The wife of my friend the novelist says that it is fortunate her husband does not need to juggle two typewriters in his hands.

Her interjection is frivolous, but suggests some analogies. Do you remember Lafcadio Hearn’s speaking of the surprise which is occasioned in the Occidental reader by the widespread facility of beautiful metaphor and simile among Japanese school-children? Hearn goes on to say that while this delightful imagery of speech does exist, it is nevertheless merely the repetition of standard catchwords of the tongue, procrustean figures of speech which have been handed down from age to age, and which in reality bespeak no originality of diction in the child who uses them. Name an object of nature, and the Japanese child hands you from its appropriate closet its appropriate poetic clothes. They are hand-medowns, says Hearn, and not new-tailored suits.

Is Chinese literature open to this same cavil? I am not a student of it, and cannot say; but the little shuangh chi’u-er have suggested that a nation which has been content with old things, old ideas, worn smooth by much handling, may reasonably be supposed to have advanced no further in its literature than it has in its science. I can believe that the long and idle contemplation of the twin spheres might induce a hypnotic stupor, incapacitating the luckless literary grub for any steps along unblazed trails.

And yet who are we Saxons, to sneer at the slaves of the mental shuangh chi’u-er? How many of our men of letters have not been ridden by twin incubi of lifeless ideas? I shall expect a later Taine to show that the whole age of Pope was subtly connected, atavistically perhaps, with the dusty classicism of some ancient Chinese Chesterton, or man playing with blocks. And of individual instances: Look at Swinburne, ceaselessly rotating in his mind the two ideas, White Surf and White Limbs; Kipling, dandling Imperialism and Pixies; G. B. Shaw, bondman to the shuangh chi’u-er Socialism and Shocking! How musically they clink as they are shifted about in our writer’s hand — and how far is our world advanced by their clinking?
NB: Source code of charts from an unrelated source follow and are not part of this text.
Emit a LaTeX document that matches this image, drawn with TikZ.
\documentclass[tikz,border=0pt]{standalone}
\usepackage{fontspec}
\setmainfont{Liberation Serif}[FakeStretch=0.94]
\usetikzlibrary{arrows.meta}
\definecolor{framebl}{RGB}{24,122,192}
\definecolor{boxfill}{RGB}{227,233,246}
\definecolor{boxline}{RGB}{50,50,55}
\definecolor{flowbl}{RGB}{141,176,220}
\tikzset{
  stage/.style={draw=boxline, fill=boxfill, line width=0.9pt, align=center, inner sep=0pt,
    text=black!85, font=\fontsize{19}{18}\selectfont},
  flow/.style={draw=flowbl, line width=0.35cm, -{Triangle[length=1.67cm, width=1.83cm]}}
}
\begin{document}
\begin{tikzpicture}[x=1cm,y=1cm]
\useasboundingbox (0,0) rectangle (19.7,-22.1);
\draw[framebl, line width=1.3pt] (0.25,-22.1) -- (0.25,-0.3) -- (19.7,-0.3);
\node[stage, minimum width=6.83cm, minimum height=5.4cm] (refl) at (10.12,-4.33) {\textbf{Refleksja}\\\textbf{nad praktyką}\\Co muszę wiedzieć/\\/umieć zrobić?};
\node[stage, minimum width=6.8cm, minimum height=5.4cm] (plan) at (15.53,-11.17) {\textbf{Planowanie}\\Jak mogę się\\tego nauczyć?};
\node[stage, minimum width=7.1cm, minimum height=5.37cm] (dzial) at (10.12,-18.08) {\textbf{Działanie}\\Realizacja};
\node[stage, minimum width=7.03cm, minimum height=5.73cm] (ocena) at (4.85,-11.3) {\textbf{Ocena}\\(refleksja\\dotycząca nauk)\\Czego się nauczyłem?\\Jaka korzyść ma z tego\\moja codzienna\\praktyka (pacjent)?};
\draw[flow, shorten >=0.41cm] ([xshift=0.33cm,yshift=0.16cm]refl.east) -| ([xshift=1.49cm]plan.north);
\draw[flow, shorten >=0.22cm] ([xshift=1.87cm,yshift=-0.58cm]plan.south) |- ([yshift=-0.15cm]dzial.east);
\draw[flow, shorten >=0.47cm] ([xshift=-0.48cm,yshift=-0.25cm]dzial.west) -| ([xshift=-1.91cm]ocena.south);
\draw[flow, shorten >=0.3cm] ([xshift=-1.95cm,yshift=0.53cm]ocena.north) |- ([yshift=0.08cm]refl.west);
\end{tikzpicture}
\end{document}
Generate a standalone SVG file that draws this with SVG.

Nevertheless, I love my sister’s gift. There is as much to be said for the constant dwelling upon two ideas, as against it. We are told to beware the strength of the man of one idea, the student of one book. The East has watched one nation after another sink into decay; ‘the legions thunder by,’ while she remains, strong in the fruitful contemplation of the twin ideas, love of ancestry and love of country. My shuangh chi’u-er are homely little things, heavy, squat; but they reflect from their dully polished surfaces a civilization whose patience, fidelity, and strength has lessons for every man vowed to the life of letters.